Und damit ihm kein Kunde, ob mittel- oder schwerreich, entgeht, gibt er jedem, der durch das große rote Eingangsportal hereinkommt, ein Gefühl, willkommen zu sein. "Mir ist wichtig, dass jeder so behandelt wird, als wenn er mit einem unserer Fahrzeuge nach Hause fahren könnte. Die meisten sind zugegebenermaßen Stammkunden und - liebevoll formuliert - alle ein bisschen verrückt."
Er legt ganz offensichtlich Wert auf andere Dinge. Dinge wie Ehrlichkeit, Gespräche ohne Zeitdruck
Hinzu kommt, dass der eine oder andere gut betuchte Interessent es auch drauf anlegt und im Schlabberlook hereinkommt. Doch damit hat Helmut Eberlein, der wie alle seiner Angestellten nicht hochnäsig im edlen Armani, sondern bodenständig in Jeans und firmeneigenem Pullover durch die Verkaufsräume wandelt, noch nie Probleme gehabt.

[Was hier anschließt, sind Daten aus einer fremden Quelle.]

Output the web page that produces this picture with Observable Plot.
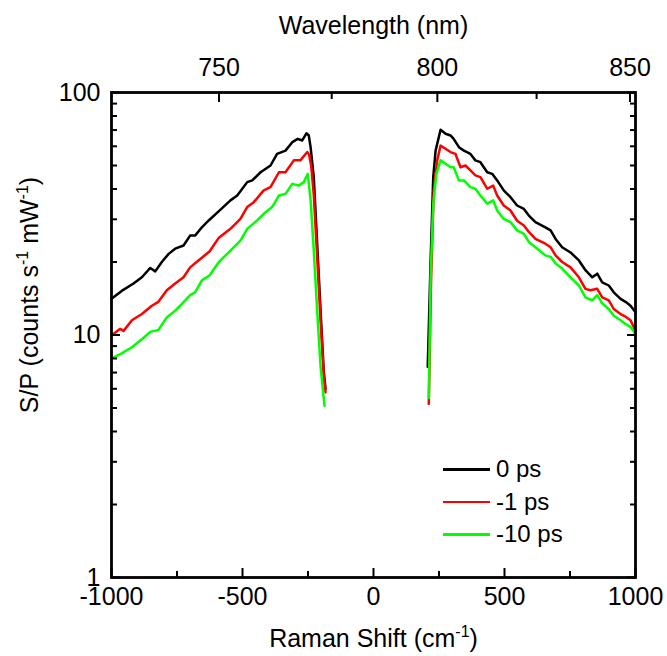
<!DOCTYPE html>
<html><head><meta charset="utf-8">
<script src="https://cdn.jsdelivr.net/npm/d3@7"></script>
<script src="https://cdn.jsdelivr.net/npm/@observablehq/plot@0.6"></script>
<style>
body{margin:0;background:#fff;font-family:"Liberation Sans",Arial,sans-serif;}
#wrap{position:relative;width:667px;height:656px;}
#legend{position:absolute;left:443px;top:453px;font-size:24px;color:#000;}
#legend .row{display:flex;align-items:center;height:32.5px;}
#legend .sw{width:47px;height:2.5px;margin-right:6px;}
</style></head><body><div id="wrap"></div><script>
// Series
const seriesNames = ["0 ps", "-1 ps", "-10 ps"];
const seriesColors = ["#000000", "#ff0000", "#00ff00"];

// Anti-Stokes branch (negative Raman shift), S/P in counts s^-1 mW^-1
const asShift0 = [-1000,-961,-916,-884,-852,-833,-808,-782,-757,-725,-700,-681,-655,-630,-588,-546,-520,-482,-463,-431,-393,-368,-336,-310,-289,-272,-256,-247,-240,-228,-215,-202,-190,-183];
const asSP0 = [14.1,15.2,16.3,17.3,18.9,18.3,20.0,21.6,22.7,23.4,25.7,25.7,27.8,29.6,32.6,35.9,37.6,42.7,43.4,46.9,50.0,55.8,57.6,62.4,64.4,63.4,67.9,66.5,59.4,44.8,23.8,12.6,7.1,6.0];
const asShift1 = [-1000,-967,-954,-922,-884,-846,-821,-789,-757,-725,-700,-668,-626,-590,-546,-508,-482,-457,-419,-393,-361,-336,-304,-279,-253,-246,-238,-228,-215,-202,-190,-183];
const asSP1 = [9.95,10.6,10.4,11.5,12.2,13.2,13.7,15.3,16.3,17.3,19.0,20.3,22.1,25.2,27.4,30.1,33.7,35.3,39.5,40.7,46.9,46.9,52.5,52.5,56.8,55.5,50,38,21,11.5,6.8,5.8];
const asShift10 = [-1000,-961,-922,-884,-852,-821,-789,-757,-738,-700,-681,-655,-626,-590,-546,-508,-482,-444,-419,-387,-361,-336,-310,-285,-266,-251,-240,-228,-215,-202,-187];
const asSP10 = [8.0,8.4,8.9,9.6,10.3,10.5,11.8,12.6,13.2,14.6,15.0,16.8,17.6,20.0,22.3,24.5,27.4,29.7,31.6,33.7,37.6,38.2,42.0,41.3,42.7,46.2,35.9,22.3,12.6,7.4,5.1];

// Stokes branch (positive Raman shift)
const sShift0 = [207,218,228,237,256,275,294,306,326,345,370,389,408,434,453,472,497,523,548,574,593,618,656,676,695,720,752,784,809,835,854,873,898,917,943,962,981,1000];
const sSP0 = [7.4,20.3,44.8,57.6,70.2,67.6,66.5,64.4,59.5,57.6,55.8,52.5,51.6,46.9,46.2,43.4,39.5,37.0,34.2,33.1,31.1,29.2,27.8,27.0,24.9,23.0,21.9,20.3,18.5,17.3,17.9,16.5,16.0,15.0,14.1,13.7,13.2,12.4];
const sShift1 = [211,220,230,243,256,275,294,313,332,351,370,389,408,434,457,472,497,523,548,574,593,618,656,676,695,720,752,784,809,828,854,873,898,917,943,962,981,1000];
const sSP1 = [5.2,17.3,39.5,52.5,60.4,58.6,56.8,55.8,49.2,50.0,47.7,45.5,44.8,40.1,41.3,37.6,34.2,32.6,29.6,28.3,26.6,24.9,23.8,23.0,21.3,20.0,19.0,17.3,15.5,15.3,15.5,14.3,13.9,12.8,12.2,11.9,11.5,10.4];
const sShift10 = [211,218,228,240,256,275,294,306,326,345,370,389,408,434,457,472,497,523,548,574,593,618,656,676,695,720,752,784,809,835,854,873,898,917,943,962,981,1000];
const sSP10 = [5.5,17.3,34.8,46.2,52.5,50.8,49.2,49.2,43.4,43.4,40.7,40.1,37.6,34.8,35.9,32.6,30.1,29.2,27.0,26.1,24.2,23.0,21.3,21.0,19.7,18.8,17.3,16.0,14.3,13.9,14.6,13.5,12.8,12.0,11.5,11.1,10.8,10.1];

// Axis ticks
const xMajor = [-1000, -500, 0, 500, 1000];
const xMinor = [-750, -250, 250, 750];
const yMajor = [1, 10, 100];
const yMinor = [2,3,4,5,6,7,8,9,20,30,40,50,60,70,80,90];
const wlMajor = [750, 800, 850];
const wlMinor = [775, 825];
const laserNm = 784.7; // excitation wavelength (nm) linking top and bottom axes
const toShift = nm => 1e7 / laserNm - 1e7 / nm;

const branches = [
  [[asShift0, asSP0], [sShift0, sSP0]],
  [[asShift1, asSP1], [sShift1, sSP1]],
  [[asShift10, asSP10], [sShift10, sSP10]]
];
const rowsBySeries = branches.map((brs, si) => brs.flatMap((b, bi) =>
  b[0].map((s, i) => ({shift: s, sp: b[1][i], branch: bi, series: seriesNames[si]}))));

const FONT = '"Liberation Sans", Arial, sans-serif';
const noText = () => "";

const marks = [];
rowsBySeries.forEach((rows, si) => {
  marks.push(Plot.line(rows, {x: "shift", y: "sp", z: "branch", stroke: seriesColors[si], strokeWidth: 2.5}));
});
marks.push(
  Plot.frame({stroke: "black", strokeWidth: 2.8}),
  // inward ticks
  Plot.axisX({anchor: "bottom", ticks: xMajor, tickSize: -9, tickFormat: noText, label: null, strokeWidth: 2}),
  Plot.axisX({anchor: "bottom", ticks: xMinor, tickSize: -6, tickFormat: noText, label: null, strokeWidth: 2}),
  Plot.axisX({anchor: "top", ticks: wlMajor.map(toShift), tickSize: -9, tickFormat: noText, label: null, strokeWidth: 2}),
  Plot.axisX({anchor: "top", ticks: wlMinor.map(toShift), tickSize: -6, tickFormat: noText, label: null, strokeWidth: 2}),
  Plot.axisY({anchor: "left", ticks: yMajor, tickSize: -9, tickFormat: noText, label: null, strokeWidth: 2}),
  Plot.axisY({anchor: "left", ticks: yMinor, tickSize: -6, tickFormat: noText, label: null, strokeWidth: 2}),
  Plot.axisY({anchor: "right", ticks: yMajor, tickSize: -9, tickFormat: noText, label: null, strokeWidth: 2}),
  Plot.axisY({anchor: "right", ticks: yMinor, tickSize: -6, tickFormat: noText, label: null, strokeWidth: 2}),
  // tick labels
  Plot.axisX({anchor: "bottom", ticks: xMajor, tickSize: 0, tickPadding: 10, tickFormat: d => String(d), label: null, fontSize: 25}),
  Plot.axisY({anchor: "left", ticks: yMajor, tickSize: 0, tickPadding: 11, tickFormat: d => String(d), label: null, fontSize: 25}),
  Plot.text(wlMajor, {x: toShift, frameAnchor: "top", lineAnchor: "bottom", dy: -17, text: d => String(d), fontSize: 25}),
  // titles
  Plot.text(["Wavelength (nm)"], {frameAnchor: "top", lineAnchor: "bottom", dy: -59, text: d => d, fontSize: 25}),
  Plot.text(["Raman Shift (cm-1)"], {frameAnchor: "bottom", lineAnchor: "bottom", dy: 69, text: d => d, fontSize: 25, className: "xtitle"}),
  Plot.text(["S/P (counts s-1 mW-1)"], {frameAnchor: "left", textAnchor: "middle", lineAnchor: "bottom", rotate: -90, dx: -74, dy: -40, text: d => d, fontSize: 25, className: "ytitle"})
);

const chart = Plot.plot({
  width: 667, height: 656,
  marginTop: 92, marginBottom: 79, marginLeft: 111, marginRight: 32,
  style: {fontFamily: FONT, fontSize: "25px", color: "black", background: "white", overflow: "visible"},
  x: {domain: [-1000, 1000]},
  y: {type: "log", domain: [1, 100]},
  marks
});

// superscripts in titles
const NS = "http://www.w3.org/2000/svg";
function setParts(textEl, parts) {
  if (!textEl) return;
  textEl.textContent = "";
  let raised = false;
  parts.forEach(([str, sup]) => {
    const t = document.createElementNS(NS, "tspan");
    t.textContent = str;
    if (sup && !raised) { t.setAttribute("dy", "-10"); raised = true; }
    if (!sup && raised) { t.setAttribute("dy", "10"); raised = false; }
    if (sup) t.setAttribute("font-size", "16");
    textEl.appendChild(t);
  });
}
setParts(chart.querySelector(".xtitle text"), [["Raman Shift (cm", false], ["-1", true], [")", false]]);
setParts(chart.querySelector(".ytitle text"), [["S/P (counts s", false], ["-1", true], [" mW", false], ["-1", true], [")", false]]);

const wrap = document.getElementById("wrap");
wrap.appendChild(chart);

// legend
const legend = document.createElement("div");
legend.id = "legend";
seriesNames.forEach((name, i) => {
  const row = document.createElement("div");
  row.className = "row";
  const sw = document.createElement("div");
  sw.className = "sw";
  sw.style.background = seriesColors[i];
  const lab = document.createElement("span");
  lab.textContent = name;
  row.appendChild(sw); row.appendChild(lab);
  legend.appendChild(row);
});
wrap.appendChild(legend);
</script></body></html>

Er legt ganz offensichtlich Wert auf andere Dinge. Dinge wie Ehrlichkeit, Gespräche ohne Zeitdruck oder auch ein simples "Setz Dich doch einfach mal in einen echten Ferrari, mein Junge" kommen bei seinen Kunden offensichtlich an und verleiten sie regelmäßig zum Kauf neuer Sportwagen. So wundert es nicht, dass auch drei originale Fußballtrikots ehemaliger Bundesligaprofis ihren festen Platz bei Eberlein gefunden haben. Auf einem ist zu lesen: "Ich habe eindeutig zu viel Geld bei Dir gelassen, aber Deine Autos sind leider gut. Vielen Dank!"
Helmut Eberlein hat es geschafft, dass auch die ganz Großen ihm immer wieder vertrauen. Besonders stolz ist er daher auch auf seine schwere Armbanduhr des Typs Panerai Ferrari Scuderia FER00009. "Die hat mir Jean Todt, der Präsident des Welt-Automobilverbands FIA, geschenkt", verrät er, während er sich genüsslich das aus eigener italienischer Produktion hergestellte Olivenöl über seinen Salat gießt. Solange das richtige Öl im richtigen Gefäß landet, wird bei Eberlein auf lange Sicht nichts schiefgehen.